Quote exactly the lines spanning from the top of the data below to the line that contains "0.2362, 0.2386, 0.2393]", including both.

++++++

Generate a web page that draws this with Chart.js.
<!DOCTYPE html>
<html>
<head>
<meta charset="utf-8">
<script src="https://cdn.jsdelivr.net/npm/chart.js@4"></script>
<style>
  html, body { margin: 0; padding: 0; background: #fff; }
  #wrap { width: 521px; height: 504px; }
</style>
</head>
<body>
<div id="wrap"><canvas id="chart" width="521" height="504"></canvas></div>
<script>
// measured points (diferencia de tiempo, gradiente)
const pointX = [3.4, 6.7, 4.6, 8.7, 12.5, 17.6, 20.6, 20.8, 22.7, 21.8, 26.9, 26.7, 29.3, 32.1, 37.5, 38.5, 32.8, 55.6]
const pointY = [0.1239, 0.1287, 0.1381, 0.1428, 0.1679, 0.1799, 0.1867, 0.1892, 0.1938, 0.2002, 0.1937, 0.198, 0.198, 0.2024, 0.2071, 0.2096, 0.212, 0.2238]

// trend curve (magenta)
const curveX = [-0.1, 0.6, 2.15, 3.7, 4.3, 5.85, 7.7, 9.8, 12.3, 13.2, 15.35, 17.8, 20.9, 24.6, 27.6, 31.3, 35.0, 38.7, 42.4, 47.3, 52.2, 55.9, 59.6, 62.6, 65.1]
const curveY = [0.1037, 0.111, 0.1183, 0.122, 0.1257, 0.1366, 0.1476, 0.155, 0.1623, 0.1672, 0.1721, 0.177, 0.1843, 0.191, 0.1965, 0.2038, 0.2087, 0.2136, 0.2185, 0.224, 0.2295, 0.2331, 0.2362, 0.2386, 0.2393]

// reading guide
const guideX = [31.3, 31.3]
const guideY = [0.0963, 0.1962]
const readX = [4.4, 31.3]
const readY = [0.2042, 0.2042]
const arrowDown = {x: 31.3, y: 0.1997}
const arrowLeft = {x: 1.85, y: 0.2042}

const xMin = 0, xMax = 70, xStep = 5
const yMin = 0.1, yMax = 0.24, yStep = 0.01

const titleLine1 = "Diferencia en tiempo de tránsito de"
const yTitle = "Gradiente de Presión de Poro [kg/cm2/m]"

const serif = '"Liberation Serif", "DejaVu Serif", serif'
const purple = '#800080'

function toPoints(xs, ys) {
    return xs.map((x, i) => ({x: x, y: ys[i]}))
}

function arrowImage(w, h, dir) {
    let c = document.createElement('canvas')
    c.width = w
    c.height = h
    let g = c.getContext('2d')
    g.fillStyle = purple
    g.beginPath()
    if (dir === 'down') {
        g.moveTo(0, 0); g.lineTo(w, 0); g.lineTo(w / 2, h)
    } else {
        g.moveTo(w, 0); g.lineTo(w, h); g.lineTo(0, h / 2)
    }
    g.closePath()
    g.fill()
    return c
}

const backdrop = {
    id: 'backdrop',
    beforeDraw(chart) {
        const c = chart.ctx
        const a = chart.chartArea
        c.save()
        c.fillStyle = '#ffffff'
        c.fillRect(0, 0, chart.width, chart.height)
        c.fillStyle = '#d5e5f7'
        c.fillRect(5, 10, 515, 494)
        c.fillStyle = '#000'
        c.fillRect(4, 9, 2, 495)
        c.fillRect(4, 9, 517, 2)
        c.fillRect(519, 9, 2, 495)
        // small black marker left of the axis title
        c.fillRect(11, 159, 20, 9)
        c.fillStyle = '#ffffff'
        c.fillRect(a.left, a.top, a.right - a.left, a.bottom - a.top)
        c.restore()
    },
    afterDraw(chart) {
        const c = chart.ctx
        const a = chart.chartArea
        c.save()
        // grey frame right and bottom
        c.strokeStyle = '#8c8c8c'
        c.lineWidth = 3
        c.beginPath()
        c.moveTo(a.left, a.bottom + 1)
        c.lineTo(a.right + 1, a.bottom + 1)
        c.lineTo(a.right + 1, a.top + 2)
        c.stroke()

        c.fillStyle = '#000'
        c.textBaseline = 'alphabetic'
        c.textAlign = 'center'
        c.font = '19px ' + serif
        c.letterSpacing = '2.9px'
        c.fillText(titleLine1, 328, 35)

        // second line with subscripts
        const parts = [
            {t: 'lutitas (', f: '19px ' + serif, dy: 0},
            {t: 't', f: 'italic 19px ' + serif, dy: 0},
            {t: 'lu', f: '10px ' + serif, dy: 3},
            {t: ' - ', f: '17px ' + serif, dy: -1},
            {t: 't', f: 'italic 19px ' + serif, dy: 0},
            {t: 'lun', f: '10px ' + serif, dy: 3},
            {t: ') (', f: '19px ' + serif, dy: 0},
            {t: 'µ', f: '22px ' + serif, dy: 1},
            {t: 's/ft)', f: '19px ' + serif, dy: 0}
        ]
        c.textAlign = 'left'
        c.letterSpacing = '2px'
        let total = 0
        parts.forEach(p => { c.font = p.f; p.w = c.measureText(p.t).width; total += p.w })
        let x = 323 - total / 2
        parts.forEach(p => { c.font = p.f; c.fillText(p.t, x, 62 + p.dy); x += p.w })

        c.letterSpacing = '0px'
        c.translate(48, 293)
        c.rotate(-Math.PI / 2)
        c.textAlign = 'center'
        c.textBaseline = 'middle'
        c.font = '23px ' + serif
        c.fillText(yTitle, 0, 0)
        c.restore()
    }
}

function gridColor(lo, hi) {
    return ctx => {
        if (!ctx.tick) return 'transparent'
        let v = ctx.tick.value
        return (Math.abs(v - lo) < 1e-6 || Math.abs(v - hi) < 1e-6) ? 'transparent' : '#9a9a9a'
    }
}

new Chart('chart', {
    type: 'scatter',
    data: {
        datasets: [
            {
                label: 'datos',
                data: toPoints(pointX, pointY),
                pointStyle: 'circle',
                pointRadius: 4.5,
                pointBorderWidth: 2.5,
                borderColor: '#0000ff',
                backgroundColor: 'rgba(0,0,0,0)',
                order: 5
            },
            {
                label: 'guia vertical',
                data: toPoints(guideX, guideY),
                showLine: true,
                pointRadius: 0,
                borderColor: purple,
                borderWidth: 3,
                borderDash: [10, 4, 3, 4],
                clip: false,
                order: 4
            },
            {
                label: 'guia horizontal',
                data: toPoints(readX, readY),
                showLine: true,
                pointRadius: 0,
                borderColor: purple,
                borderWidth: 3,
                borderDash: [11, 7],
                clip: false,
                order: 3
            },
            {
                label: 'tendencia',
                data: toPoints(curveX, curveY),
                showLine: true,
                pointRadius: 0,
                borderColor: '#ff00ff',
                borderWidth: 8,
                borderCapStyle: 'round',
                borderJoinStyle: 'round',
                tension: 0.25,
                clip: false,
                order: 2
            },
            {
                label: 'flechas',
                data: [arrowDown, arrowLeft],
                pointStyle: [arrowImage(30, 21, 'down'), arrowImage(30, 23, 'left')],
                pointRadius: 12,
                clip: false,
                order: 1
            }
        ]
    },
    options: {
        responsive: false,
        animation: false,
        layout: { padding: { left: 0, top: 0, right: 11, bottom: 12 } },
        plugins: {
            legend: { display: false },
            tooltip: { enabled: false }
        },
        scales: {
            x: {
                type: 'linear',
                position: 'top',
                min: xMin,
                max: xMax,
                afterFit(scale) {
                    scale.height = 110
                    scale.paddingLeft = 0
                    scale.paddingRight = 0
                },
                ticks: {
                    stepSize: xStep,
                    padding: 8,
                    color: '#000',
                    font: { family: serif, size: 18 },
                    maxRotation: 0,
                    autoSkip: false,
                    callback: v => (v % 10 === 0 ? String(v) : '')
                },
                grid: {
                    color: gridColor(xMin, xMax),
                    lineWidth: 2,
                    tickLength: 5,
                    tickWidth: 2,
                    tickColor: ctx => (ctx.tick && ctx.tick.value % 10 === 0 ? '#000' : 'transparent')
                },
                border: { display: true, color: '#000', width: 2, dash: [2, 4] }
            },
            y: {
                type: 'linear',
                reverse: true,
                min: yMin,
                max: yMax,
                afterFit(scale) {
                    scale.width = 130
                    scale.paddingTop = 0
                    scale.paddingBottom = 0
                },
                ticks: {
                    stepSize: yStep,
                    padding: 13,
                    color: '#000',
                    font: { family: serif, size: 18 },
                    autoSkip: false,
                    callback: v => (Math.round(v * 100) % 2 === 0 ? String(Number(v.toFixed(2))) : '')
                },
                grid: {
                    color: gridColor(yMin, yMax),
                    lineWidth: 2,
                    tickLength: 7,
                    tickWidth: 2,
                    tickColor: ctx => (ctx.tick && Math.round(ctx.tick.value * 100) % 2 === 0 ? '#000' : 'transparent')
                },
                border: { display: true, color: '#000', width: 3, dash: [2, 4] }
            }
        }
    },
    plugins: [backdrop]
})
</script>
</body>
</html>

++++++

EXERCISE RESULT:
Generate a web page that draws this with Chart.js.
<!DOCTYPE html>
<html>
<head>
<meta charset="utf-8">
<script src="https://cdn.jsdelivr.net/npm/chart.js@4"></script>
<style>
  html, body { margin: 0; padding: 0; background: #fff; }
  #wrap { width: 521px; height: 504px; }
</style>
</head>
<body>
<div id="wrap"><canvas id="chart" width="521" height="504"></canvas></div>
<script>
// measured points (diferencia de tiempo, gradiente)
const pointX = [3.4, 6.7, 4.6, 8.7, 12.5, 17.6, 20.6, 20.8, 22.7, 21.8, 26.9, 26.7, 29.3, 32.1, 37.5, 38.5, 32.8, 55.6]
const pointY = [0.1239, 0.1287, 0.1381, 0.1428, 0.1679, 0.1799, 0.1867, 0.1892, 0.1938, 0.2002, 0.1937, 0.198, 0.198, 0.2024, 0.2071, 0.2096, 0.212, 0.2238]

// trend curve (magenta)
const curveX = [-0.1, 0.6, 2.15, 3.7, 4.3, 5.85, 7.7, 9.8, 12.3, 13.2, 15.35, 17.8, 20.9, 24.6, 27.6, 31.3, 35.0, 38.7, 42.4, 47.3, 52.2, 55.9, 59.6, 62.6, 65.1]
const curveY = [0.1037, 0.111, 0.1183, 0.122, 0.1257, 0.1366, 0.1476, 0.155, 0.1623, 0.1672, 0.1721, 0.177, 0.1843, 0.191, 0.1965, 0.2038, 0.2087, 0.2136, 0.2185, 0.224, 0.2295, 0.2331, 0.2362, 0.2386, 0.2393]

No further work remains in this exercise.